Problem to work on = Count lines with the string "chart" in them. State the number alone.

Raw data =
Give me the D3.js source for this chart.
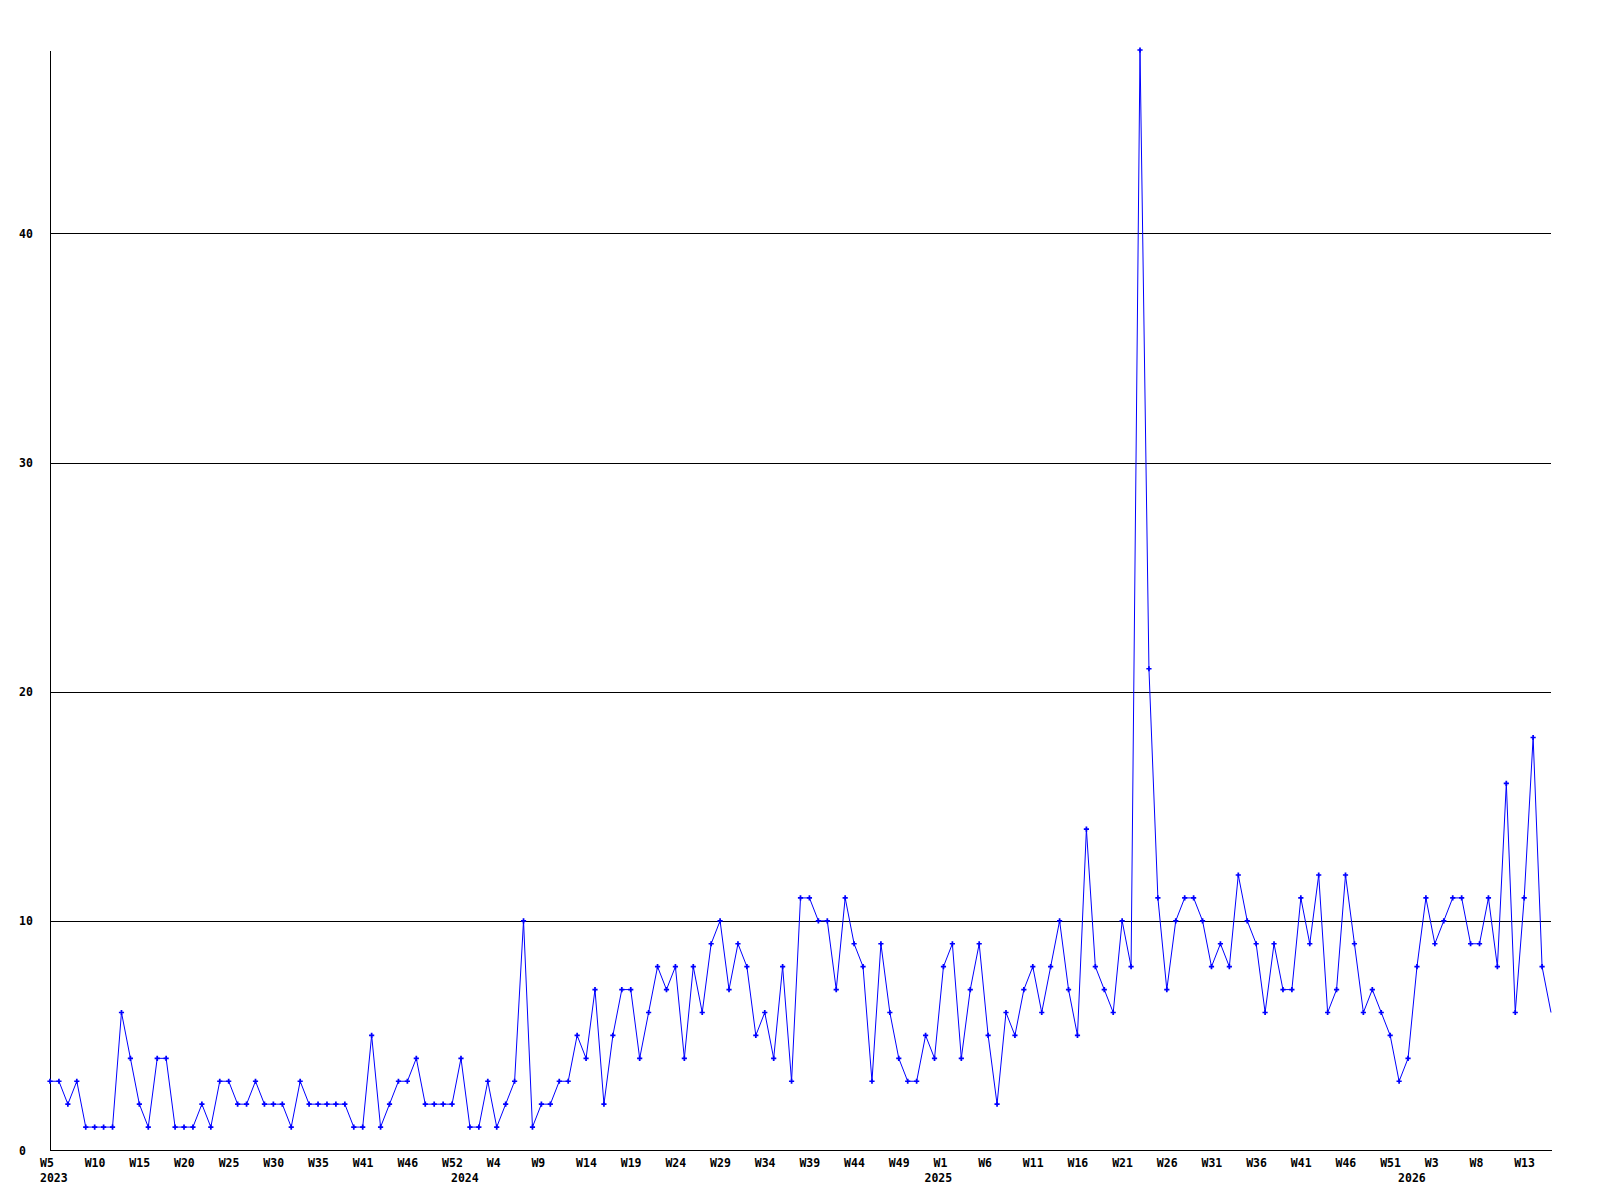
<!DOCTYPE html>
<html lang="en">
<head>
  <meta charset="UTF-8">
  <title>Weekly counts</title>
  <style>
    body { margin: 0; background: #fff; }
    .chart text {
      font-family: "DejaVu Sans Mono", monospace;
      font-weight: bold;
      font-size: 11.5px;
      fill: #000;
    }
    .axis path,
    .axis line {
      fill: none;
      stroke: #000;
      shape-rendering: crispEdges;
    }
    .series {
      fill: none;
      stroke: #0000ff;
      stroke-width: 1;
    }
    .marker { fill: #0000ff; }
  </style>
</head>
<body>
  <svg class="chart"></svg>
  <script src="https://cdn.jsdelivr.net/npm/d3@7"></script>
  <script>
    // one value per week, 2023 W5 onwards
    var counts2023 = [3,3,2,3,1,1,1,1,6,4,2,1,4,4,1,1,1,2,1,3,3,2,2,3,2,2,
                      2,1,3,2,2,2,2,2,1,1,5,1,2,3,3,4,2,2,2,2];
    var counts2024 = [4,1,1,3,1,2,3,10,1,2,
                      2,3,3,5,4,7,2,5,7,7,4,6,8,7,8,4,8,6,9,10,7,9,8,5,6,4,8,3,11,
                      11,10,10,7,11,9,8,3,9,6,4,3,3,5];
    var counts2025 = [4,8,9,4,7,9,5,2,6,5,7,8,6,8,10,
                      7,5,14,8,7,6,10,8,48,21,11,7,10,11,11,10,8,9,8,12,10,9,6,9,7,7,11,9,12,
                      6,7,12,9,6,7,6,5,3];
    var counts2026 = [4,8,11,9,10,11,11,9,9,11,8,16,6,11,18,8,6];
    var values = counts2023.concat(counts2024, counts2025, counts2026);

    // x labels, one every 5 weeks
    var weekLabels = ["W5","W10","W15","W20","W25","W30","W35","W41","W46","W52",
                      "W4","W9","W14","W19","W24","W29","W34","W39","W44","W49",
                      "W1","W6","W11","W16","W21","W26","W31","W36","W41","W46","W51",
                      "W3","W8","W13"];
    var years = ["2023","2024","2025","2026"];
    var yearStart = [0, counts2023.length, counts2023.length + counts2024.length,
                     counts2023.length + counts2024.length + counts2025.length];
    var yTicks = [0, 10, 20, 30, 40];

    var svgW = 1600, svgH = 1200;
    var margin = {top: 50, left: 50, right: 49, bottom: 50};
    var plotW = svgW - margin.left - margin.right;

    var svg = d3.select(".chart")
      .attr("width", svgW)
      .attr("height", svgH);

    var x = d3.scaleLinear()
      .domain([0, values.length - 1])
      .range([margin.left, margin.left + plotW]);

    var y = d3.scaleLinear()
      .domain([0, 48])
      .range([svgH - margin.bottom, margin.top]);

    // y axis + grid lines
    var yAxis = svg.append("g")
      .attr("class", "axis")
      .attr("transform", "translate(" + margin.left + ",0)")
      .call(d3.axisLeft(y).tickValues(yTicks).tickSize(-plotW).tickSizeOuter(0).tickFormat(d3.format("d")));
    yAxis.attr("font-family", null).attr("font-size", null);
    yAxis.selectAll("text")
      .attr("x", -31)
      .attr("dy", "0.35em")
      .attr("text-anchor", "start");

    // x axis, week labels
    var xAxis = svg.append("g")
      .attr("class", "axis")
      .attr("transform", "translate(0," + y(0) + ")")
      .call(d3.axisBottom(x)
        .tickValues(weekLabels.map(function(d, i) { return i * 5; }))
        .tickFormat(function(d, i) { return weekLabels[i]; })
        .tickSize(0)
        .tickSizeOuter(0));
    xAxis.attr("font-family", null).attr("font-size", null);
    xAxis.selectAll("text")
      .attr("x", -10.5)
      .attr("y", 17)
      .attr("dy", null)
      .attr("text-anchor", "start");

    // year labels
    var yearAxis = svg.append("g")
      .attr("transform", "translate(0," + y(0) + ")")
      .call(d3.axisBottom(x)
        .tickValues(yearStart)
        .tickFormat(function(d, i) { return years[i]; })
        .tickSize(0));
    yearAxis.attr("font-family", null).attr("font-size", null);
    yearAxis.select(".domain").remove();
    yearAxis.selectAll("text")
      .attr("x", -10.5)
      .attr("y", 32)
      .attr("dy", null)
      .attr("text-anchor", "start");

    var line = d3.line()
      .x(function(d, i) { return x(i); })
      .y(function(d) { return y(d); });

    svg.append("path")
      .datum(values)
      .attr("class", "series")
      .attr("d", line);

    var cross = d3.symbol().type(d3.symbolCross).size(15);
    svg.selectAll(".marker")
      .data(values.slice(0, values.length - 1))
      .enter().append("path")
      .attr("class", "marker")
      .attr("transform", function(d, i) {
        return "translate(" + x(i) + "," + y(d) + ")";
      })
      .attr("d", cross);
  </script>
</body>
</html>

Completed exercise = 4